Preventing the transition from pre-diabetes to type 2 diabetes is a major challenge in many countries. While several successful lifestyle interventions have been completed, much more insight into the composition of an optimal preventive diet is needed.
Now, following World Diabetes Day, the PREVIEW Project (PREVention of diabetes through lifestyle Intervention and population studies in Europe and around the World) has announced its main findings.
The PREVIEW intervention study compared a high-protein low-glycemic index diet to a conventional moderate-protein-moderate-GI diet for diabetes prevention and weight maintenance in people at risk of type 2 diabetes. The effect of combining either diet with high-intensity or moderate-intensity physical activity was also investigated.
Co-author and Professor of Human Nutrition at the University of Sydney’s Charles Perkins Centre Jennie Brand-Miller, said the study was ambitious – and had yielded very hopeful results for people who are predisposed to developing type 2 diabetes.
“Overwhelmingly, participants who lost eight percent or more of their body weight in eight weeks and went on to complete the trial, did not develop diabetes within three years despite regaining some weight,” said Professor Brand-Miller, from the School of Life and Environmental Sciences in the Faculty of Science.
The three-year multi-centre randomised controlled trial was conducted in eight countries (Denmark, Finland, the Netherlands, the UK, Spain, Bulgaria, Australia and New Zealand), starting with an eight-week weight reduction phase, followed by a three-year weight maintenance phase.
In the first phase, participants had to achieve a weight loss of eight percent or more using total meal replacements. In total 2,326 overweight or obese adults aged 25-70 years with pre-diabetes were enrolled.
Ninety seven percent of trial graduates who had achieved the required fast weight loss had not developed diabetes by the end of the three-year trial.
Professor Brand-Miller highlights: “The most important finding in PREVIEW was the low incidence of diabetes in all groups at the end of the study.”
Just 62 participants developed type 2 diabetes, giving a cumulative incidence of only one per 100 person-years. This compared with about five per 100 person-years in the diet arm of a 2002 Diabetes Prevention Study in the United States. In that study, participants had slower weight loss over a longer timeframe.
In the PREVIEW study, no differences were found between the two diets or the two physical activity programs, although fewer participants in the high protein groups achieved normal glucose status. With such a low incidence of diabetes, the researchers did not have the ability to detect any difference between the diet or physical activity arms. It is also important to note they did not have an untreated control group.

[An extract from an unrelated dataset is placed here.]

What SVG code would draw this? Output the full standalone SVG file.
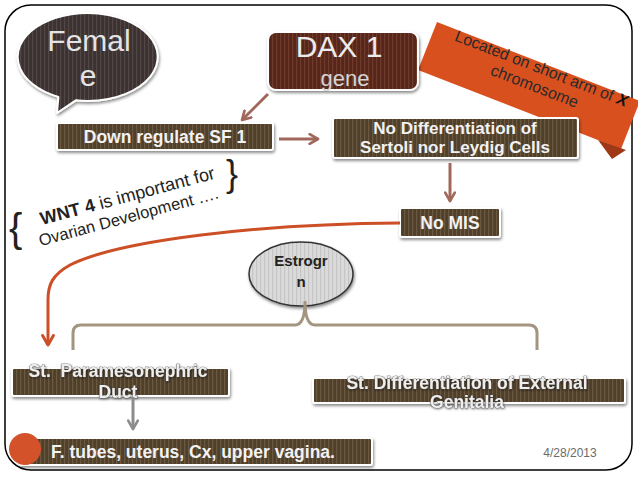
<svg xmlns="http://www.w3.org/2000/svg" width="638" height="479" viewBox="0 0 638 479">
<style>
.bx{stroke:#ffffff;stroke-width:2;filter:url(#sh)}
.bt{font-family:"Liberation Sans",Arial,sans-serif;font-weight:bold;font-size:17.5px;fill:#f2f2f2;text-anchor:middle}
.ot{font-family:"Liberation Sans",Arial,sans-serif;font-weight:bold;font-size:17.5px;fill:#eeeeee;text-anchor:middle;stroke:#4a4a4a;stroke-width:0.6;paint-order:stroke;filter:url(#tsh)}
.conn{fill:none;stroke-width:3}
.plain{font-family:"Liberation Sans",Arial,sans-serif}
</style>
<defs>
<pattern id="pOlive" width="4" height="4" patternUnits="userSpaceOnUse"><rect width="4" height="4" fill="#4f3f2b"/><rect width="1.2" height="4" fill="#6b5942"/></pattern>
<pattern id="pRed" width="4" height="4" patternUnits="userSpaceOnUse"><rect width="4" height="4" fill="#57281c"/><rect width="1.2" height="4" fill="#6e3a2c"/></pattern>
<pattern id="pDark" width="4" height="4" patternUnits="userSpaceOnUse"><rect width="4" height="4" fill="#3b3232"/><rect width="1.2" height="4" fill="#524747"/></pattern>
<pattern id="pGray" width="4" height="4" patternUnits="userSpaceOnUse"><rect width="4" height="4" fill="#dadada"/><rect width="1.2" height="4" fill="#c6c6c6"/></pattern>
<filter id="sh" x="-10%" y="-20%" width="120%" height="150%"><feDropShadow dx="1" dy="2" stdDeviation="1.5" flood-color="#000" flood-opacity="0.45"/></filter>
<filter id="tsh" x="-5%" y="-20%" width="110%" height="150%"><feDropShadow dx="0.5" dy="1" stdDeviation="0.8" flood-color="#000" flood-opacity="0.5"/></filter>
<marker id="mBrown" viewBox="0 0 10 10" refX="8" refY="5" markerWidth="4" markerHeight="4" orient="auto" markerUnits="strokeWidth"><path d="M1,1 L8,5 L1,9" fill="none" stroke="#a0685a" stroke-width="2.2" stroke-linecap="round" stroke-linejoin="round"/></marker>
<marker id="mOrange" viewBox="0 0 10 10" refX="8" refY="5" markerWidth="4.5" markerHeight="4.5" orient="auto" markerUnits="strokeWidth"><path d="M1,1 L8,5 L1,9" fill="none" stroke="#cc4f26" stroke-width="2.2" stroke-linecap="round" stroke-linejoin="round"/></marker>
<marker id="mGray" viewBox="0 0 10 10" refX="8" refY="5" markerWidth="4" markerHeight="4" orient="auto" markerUnits="strokeWidth"><path d="M1,1 L8,5 L1,9" fill="none" stroke="#8c8c8c" stroke-width="2.2" stroke-linecap="round" stroke-linejoin="round"/></marker>
</defs>

<rect x="5" y="5" width="627" height="465" rx="26" fill="#ffffff" stroke="#000" stroke-width="1.5"/>

<g id="banner">
<polygon points="437,22 640,101 621,149 418,70" fill="#d9501f"/>
<polygon points="598,140 626,150 612,159" fill="#9e3816"/>
<g transform="translate(537,80) rotate(21.2)">
<text x="0" y="-7" class="plain" font-size="16" fill="#2a2a2a" text-anchor="middle">Located on short arm of <tspan font-weight="bold" font-style="italic" fill="#111">X</tspan></text>
<text x="0" y="12" class="plain" font-size="16" fill="#2a2a2a" text-anchor="middle">chromosome</text>
</g>
</g>

<g id="female">
<path d="M75.8,100.3 A70,44 0 1 0 58.4,96.9 L57,113 Z" fill="url(#pDark)" class="bx" stroke-linejoin="round"/>
<text x="89" y="51" class="plain" font-size="30" fill="#e4e4e4" text-anchor="middle">Femal</text>
<text x="88" y="86" class="plain" font-size="30" fill="#e4e4e4" text-anchor="middle">e</text>
</g>

<g id="dax1">
<rect x="268" y="32" width="150" height="58" rx="8" fill="url(#pRed)" class="bx"/>
<text x="339" y="57" class="plain" font-size="30" fill="#ececec" text-anchor="middle">DAX 1</text>
<text x="345" y="86" class="plain" font-size="22" fill="#d6d6d6" text-anchor="middle">gene</text>
</g>

<g id="downsf1">
<rect x="57" y="123" width="216" height="27" rx="2" fill="url(#pOlive)" class="bx"/>
<text x="165" y="143" class="bt">Down regulate SF 1</text>
</g>

<g id="nodiff">
<rect x="333" y="118" width="245" height="40" rx="2" fill="url(#pOlive)" class="bx"/>
<text x="455" y="134" class="bt" style="font-size:17px">No Differentiation of</text>
<text x="455" y="153" class="bt" style="font-size:17px">Sertoli nor Leydig Cells</text>
</g>

<g id="nomis">
<rect x="400" y="208" width="100" height="29" rx="2" fill="url(#pOlive)" class="bx"/>
<text x="450" y="229" class="bt">No MIS</text>
</g>

<g id="wnt4">
<g transform="translate(42,225) rotate(-15)">
<text x="0" y="0" class="plain" font-size="18" fill="#222"><tspan font-weight="bold">WNT 4</tspan>  is important for</text>
<text x="-7" y="20" class="plain" font-size="16.5" fill="#222">Ovarian Development ….</text>
</g>
<text x="9" y="242" class="plain" font-size="40" fill="#222">{</text>
<text x="226" y="186" class="plain" font-size="36" fill="#222">}</text>
</g>

<g id="estrogen">
<ellipse cx="301" cy="274" rx="52" ry="32" fill="url(#pGray)" stroke="#333" stroke-width="1.5" filter="url(#sh)"/>
<text x="301" y="266" class="plain" font-size="15" font-weight="bold" fill="#222" text-anchor="middle">Estrogr</text>
<text x="301" y="287" class="plain" font-size="15" font-weight="bold" fill="#222" text-anchor="middle">n</text>
</g>

<g id="paramesonephric">
<rect x="12" y="368" width="217" height="28" rx="2" fill="url(#pOlive)" class="bx"/>
<text x="118" y="377" class="ot" xml:space="preserve">St.  Paramesonephric</text>
<text x="118" y="398" class="ot">Duct</text>
</g>

<g id="external">
<rect x="313" y="378" width="312" height="25" rx="2" fill="url(#pOlive)" class="bx"/>
<text x="467" y="389" class="ot">St. Differentiation of External</text>
<text x="467" y="408" class="ot">Genitalia</text>
</g>

<g id="ftubes">
<rect x="20" y="438" width="352" height="27" rx="2" fill="url(#pOlive)" class="bx"/>
<circle cx="25" cy="449" r="16" fill="#d4522a"/>
<text x="51" y="458" class="bt" style="text-anchor:start">F. tubes, uterus, Cx, upper vagina.</text>
</g>

<g id="connectors">
<path d="M268,94 L242,120" class="conn" stroke="#a0685a" marker-end="url(#mBrown)"/>
<path d="M279,139 L318,139" class="conn" stroke="#a0685a" marker-end="url(#mBrown)"/>
<path d="M450,163 L450,201" class="conn" stroke="#a0685a" marker-end="url(#mBrown)"/>
<path d="M400,223 C260,224 120,240 70,265 C52,275 48,285 48,300 L48,345" class="conn" stroke="#cc4f26" stroke-width="2.5" marker-end="url(#mOrange)"/>
<path d="M73,350 L73,333 Q73,325 81,325 L295,325 Q305,325 305,301 Q305,325 315,325 L529,325 Q537,325 537,333 L537,350" class="conn" stroke="#a39580"/>
<path d="M133,397 L133,429" class="conn" stroke="#8c8c8c" marker-end="url(#mGray)"/>
</g>

<text x="570" y="457" class="plain" font-size="12" fill="#6a6a6a" text-anchor="middle">4/28/2013</text>
</svg>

Professor Brand-Miller said while promising, further work was needed to confirm the rapid weight loss in phase one was the main contributor to the study results.
“While it was a challenge for our participants to maintain the target protein and GI over three years, the combination of fast weight loss, healthy eating, behaviour change and physical activity seems to be very powerful,” Professor Brand-Miller concluded.
“We believe this approach has been more successful in reducing the risk of type 2 diabetes than any previous diabetes prevention study and represents a significant clinical advance in the treatment of pre-diabetes.”
The main findings of PREVIEW were published in November 2020 in Diabetes, Obesity and Metabolism.
Declaration: Professor Brand-Miller is the president of the Glycemic Index Foundation, oversees a glycemic index testing service at the University of Sydney and is a co-author of books about diet and diabetes. The lead authors have variously received honorariums from Novo Nordisk A/S, the International Sweeteners Association, Nordic Sugar, Unilever, and received travel grants from the Cambridge Weight Plan, which also donated the meal replacements. Refer to the published paper for full details.